Multi-Raft
Problem: One Raft Group Doesn't Scale
Single Raft group → single leader → all writes serialized through one node → throughput ceiling.
Multi-Raft
Run many independent Raft groups in parallel — one per data shard (Range in CockroachDB, Region in TiKV).
Node 1 Node 2 Node 3
┌──────────┐ ┌──────────┐ ┌──────────┐
│ Region A │ │ Region A │ │ Region A │ ← Raft group A
│ Region B │ │ Region B │ │ Region B │ ← Raft group B
│ Region C │ │ Region C │ │ Region C │ ← Raft group C
└──────────┘ └──────────┘ └──────────┘
Each node hosts hundreds of Raft groups simultaneously
- Each region/range = its own independent Raft consensus group (typically 3 replicas)
- Writes to different regions proceed in parallel — no global serialization
- Each region has its own leader (may be on different nodes)
- Adding nodes → more regions distributed → linear write scalability
Challenges
1. Heartbeat Storm
- Naive: every Raft group sends heartbeats independently → O(regions × nodes) messages/sec
- 1000 regions × 3 nodes = 3000 heartbeats/sec just for liveness
Fix — Coalesced Heartbeats (CockroachDB):
Instead of: Region1→Node2, Region2→Node2, Region3→Node2 (separate msgs)
Send: Node1→Node2 { region1: ok, region2: ok, region3: ok } (one msg)
Reduces heartbeat traffic from O(regions) to O(nodes).
2. Leader Placement
- Leaders should be co-located with the node serving client requests
- Leaders scattered randomly → extra hops
Fix: Placement Driver (TiKV) / Rebalancer (CockroachDB) actively moves leaders to balance load and minimize cross-node RPCs.
3. Snapshot Overhead
- New replica or lagging replica needs a full snapshot
- Naive: snapshot per region separately → bursty I/O
Fix: Rate-limit snapshot transfers; use RocksDB IngestExternalFile for fast atomic snapshot application (TiKV).

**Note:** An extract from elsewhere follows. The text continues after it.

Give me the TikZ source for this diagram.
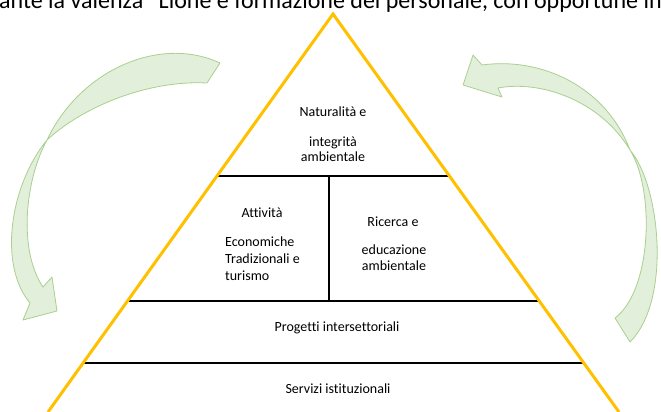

4. Linearizable Reads Without Log Writes
- Naive: every read goes through Raft log → write amplification just for reads
Fix — Read Index (Raft optimization):
- Leader records current commit index
- Sends heartbeat to confirm it's still the leader (majority ACK)
- Once responses received, serve read locally — no log entry needed
- Guarantees: read sees all writes committed before the read started
Region / Range Sizing
| System | Unit | Default Size | Split Trigger |
|---|---|---|---|
| TiKV | Region | 96 MB | Size exceeds threshold |
| CockroachDB | Range | 512 MB | Size OR QPS threshold |
Range-based (not hash-based):
- Range scans stay within one or few contiguous regions
- Split/merge is purely metadata — no data movement
- Tradeoff: sequential writes (e.g., monotonic IDs) can hot-spot one region
Region Split / Merge
Split
- Leader detects region too large or too hot
- Finds split key (middle key or hot boundary)
- Proposes split via Raft
- Parent region → two child regions; update metadata (PD/meta ranges)
- Two independent Raft groups from here on
Merge
- Two adjacent small/cold regions identified
- Source region's Raft group dissolved
- Key range absorbed by target region's Raft group
- Metadata updated
Placement Driver (TiKV) / Rebalancer (CockroachDB)
Centralized scheduler that orchestrates Multi-Raft cluster:
| Responsibility | How |
|---|---|
| Balance replica count per node | Move replicas from over-full to under-full nodes |
| Balance leader distribution | Transfer Raft leadership |
| Trigger region split/merge | Based on size + QPS metrics reported via heartbeat |
| Enforce placement policies | Zone/rack awareness, geo-replication constraints |
| Track GC safe point | Oldest active transaction for MVCC cleanup |
TiKV PD is itself a 3-node Raft group — single point of truth with HA.